Mark Zuckerberg deve ancora affrontare la questione della qualità dei contenuti condivisi su Facebook e, dopo avere nelle settimane scorse cercato di minimizzare il problema, torna ora a parlarne, affermando di essere ancora al lavoro sulla questione e di star approntando ulteriori modifiche ai sistemi del social network.
In principio Facebook è stata messa di fronte alle accuse che l’hanno caricata di responsabilità rispetto alla campagna elettorale statunitense che ha portato alla vittoria inattesa del candidato Donald Trump. Poi sono emerse le indiscrezioni, diffuse a quanto pare da un gruppo di suoi dipendenti , secondo le quali l’ultimo aggiornamento previsto dal social network per affrontare la questione sia stato bocciato con motivazioni che non hanno nulla a che vedere con eventuali problemi tecnici ma piuttosto per considerazioni di natura politica (ed in particolare la paura di osteggiare i conservatori). Il problema della virulenza delle notizie false e propagandistiche online ha continuato a tenere banco e Facebook, volente o nolente, è coinvolta anche finanziariamente, data la capacità di queste news di attirare click e quindi visualizzazioni e conseguenti introiti pubblicitari.
I media hanno infatti continuato a raccontare come la diffusione di bufale e notizie false abbia finito per influenzare (molto probabilmente) elezioni politiche anche in altri paesi , tra cui Indonesia e Filippine: qui alcuni leader politici sono stati costretti a rispondere alle calunnie che, circolando online, stavano compromettendo la loro immagine, corredate da fotomontaggi neanche troppo raffinati e tante illazioni.

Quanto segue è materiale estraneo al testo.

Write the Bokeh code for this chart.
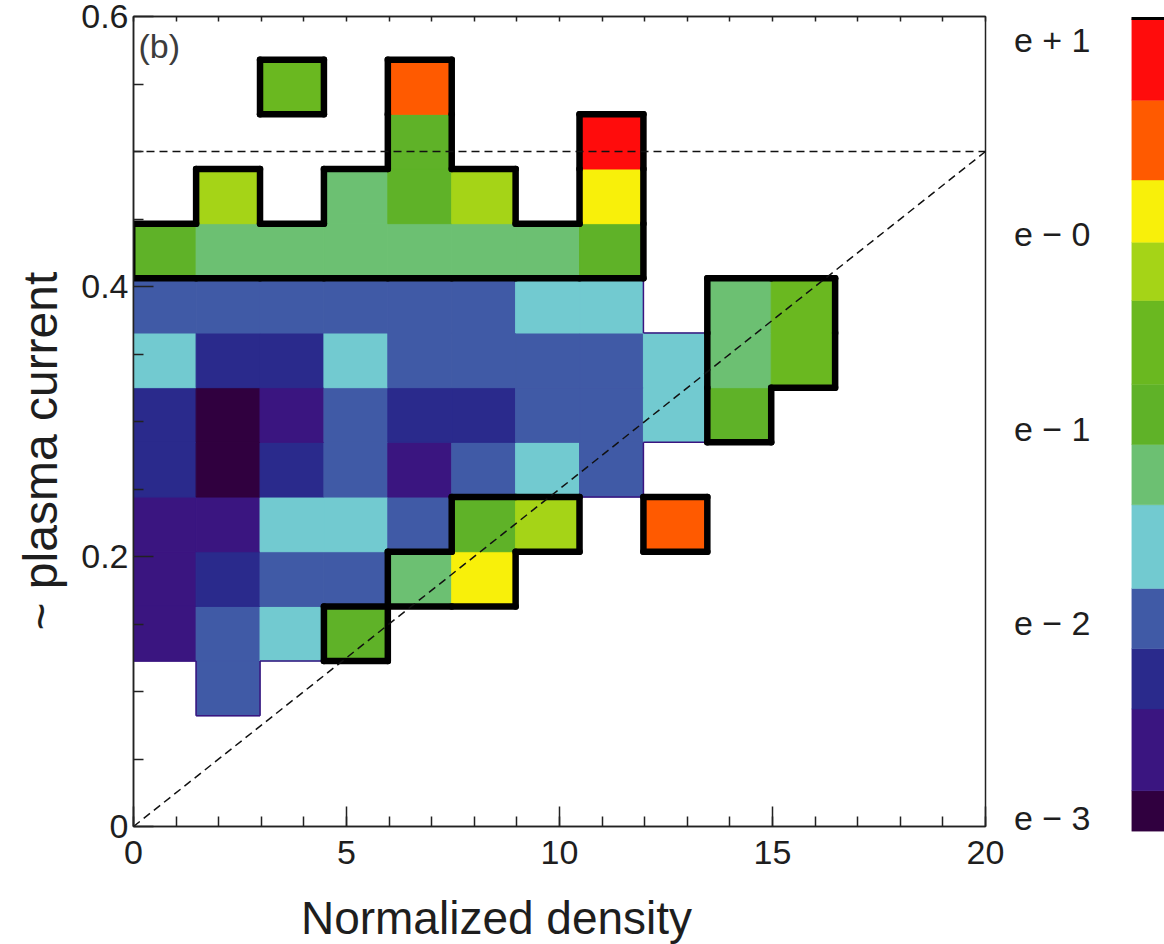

Questo ambiente particolarmente favorevole per la propaganda, il trolling e le notizie false ha d’altra parte creato un sistema di comunicazione alternativo ed alternative professionalità : se la notizia che
un autore statunitense di notizie false ha dichiarato di guadagnare migliaia di dollari al mese solo con la pubblicità (e di aver così sicuramente contribuito anche all’elezione di Trump grazie alla condivisione di bufale come “Pope Francis Shocks World, Endorses Donald Trump for President, Releases Statement”) fa immediatamente pensare al dilemma dei due guardiani (uno che mente sempre, mentre l’altro dice solamente la verità), in Italia fa discutere la presunta indagine della procura su troll prezzolati (individuati tramite i relativi profili ghost) per diffondere o influenzare il commento di notizie a favore di una determinata parte politica.
D’altra parte anche l’Oxford Dictionary ha eletto parola dell’anno “post truth” (post verità), segno che l’intera comunicazione né è permeata, e proprio questa settimana Buzzfeed ha verificato che i contenuti più condivisi su Facebook le ultime settimane sono false notizie pro-Trump, tra cui diverse di quelle prodotte dall’autore che afferma di guadagnare da questo business di bufale circa 10mila dollari al mese.
Zuckerberg è così dovuto tornare sull’argomento per la seconda volta in pochi giorni: dichiara di non avere un vero e proprio vaccino anti-bufale, in quanto si tratta di un problema complicato, sia tecnicamente che filosoficamente, anche perché parte sempre dal principio voltairiano secondo cui le persone debbano avere una voce e pertanto bisogna essere preparati ad ascoltare anche l’altra campana. Zuckerberg afferma poi di star lavorando a nuovi strumenti per individuare automaticamente la disinformazione e per far segnalare agli utenti le notizie false .
Oltre a tagliare l’advertising agli autori riconosciuti di bufale, come promesso nelle settimane scorse insieme a Google, Facebook sta prendendo in considerazione l’ ipotesi di contrassegnare le notizie già segnalate e sta avviando collaborazioni con giornalisti e organizzazioni di fact-checking per cercare di dotare il social network di strumenti di verifiche super partes.